Hamburg. Wenn die Not leidende Musikbranche Rapper mit antisemitischen Texten feiern muss, dann hört der Spaß auf.
Früher gefiel ich mir in der Rolle des harten Hammers. Immer feste druff. Wer’s aushielt, war ein Guter. Um den Rest war’s nicht schade. Mobbing? Ein Weichei-Thema für Vegetarier. Nicht Mobber schienen das Problem, sondern die Gemobbten. Konnten sich nicht durchsetzen. Fingen gleich an zu heulen. Keine Härte. Alle Uschis. Und wenn’s wehtut? War doch nur Spaß. Oder Ironie. Oder Provokation.
Das klingt so herrlich bildungsbeflissen. Waren nicht alle großen Künstler ironische Provokateure? Beuys und so? Mit altersbedingt sinkendem Testosteronspiegel sehe ich die Sache anders. Kalt duschen mag zu Abhärtung führen, aber erniedrigen nicht zu besseren Menschen. Ich verstehe nicht, warum Rapper gefeiert werden, die eindeutig antisemitische Texte vortragen (aufs Zitieren verzichte ich bewusst). Wort- und Hirnmüll mag von der Meinungsfreiheit gedeckt sein. Aber wenn die Not leidende Musikbranche Provokateure feiern muss, um eine kreuzlangweilige Preisverleihung zu pimpen, dann ist überprovoziert.
Ist das Kunst, weil’s aufregt? Nein, dieser Mobbingdreck kann weg. Ist doch kein Zufall, wenn erst die Stars unserer Kinder gegen Juden hetzen und anschließend jüdische Kinder in der Schule gemobbt werden.

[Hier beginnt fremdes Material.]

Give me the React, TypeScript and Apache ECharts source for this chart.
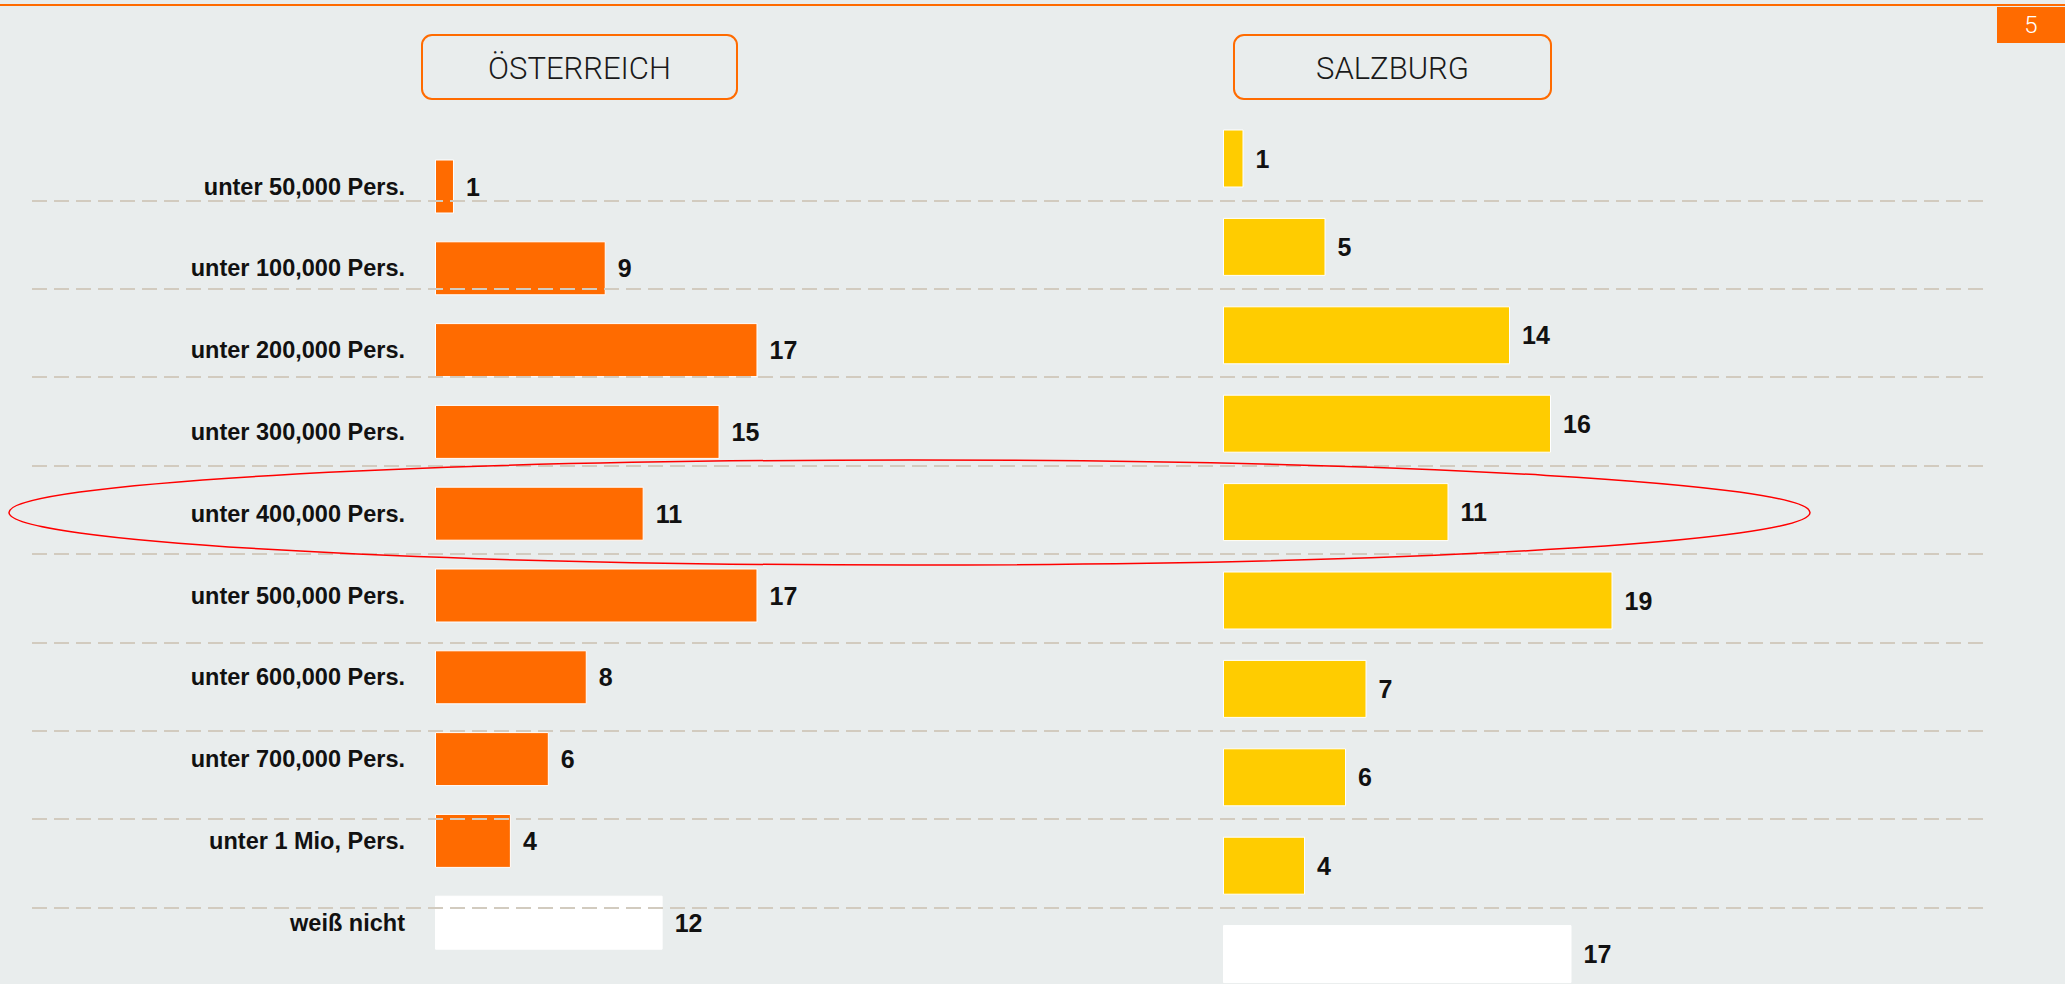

Nur Spaß? Einzelfälle? Dafür waren es ein paar zu viele.
Es ist zu viel Härte in der Welt. Wie tickt eine AfD-Frau, die noch während eines Attentats fiebrig ihre Mobbingtweets formuliert? Was mag ein US-Präsident anstellen, der „stärker gegen schwächer“ für einen ethischen Kompass hält? Fast bin ich dankbar für die gelassene Langeweile, mit der uns die Kanzlerin und ihr Vize Scholz gemeinsam sedieren. Dummerweise liefern wir, die Medien, das große Mobben täglich frei Haus. Idiotenfürze funktionieren auch beim Publikum. Ich wünsche mir Menschen, Politiker, Prominente, die häufiger den Mut haben, „Stopp!“ zu sagen: „Genug provoziert, genug erniedrigt.“ Respekt und Behutsamkeit sind keinen Schwächen, sondern Bedingung für gelingendes Zusammenleben.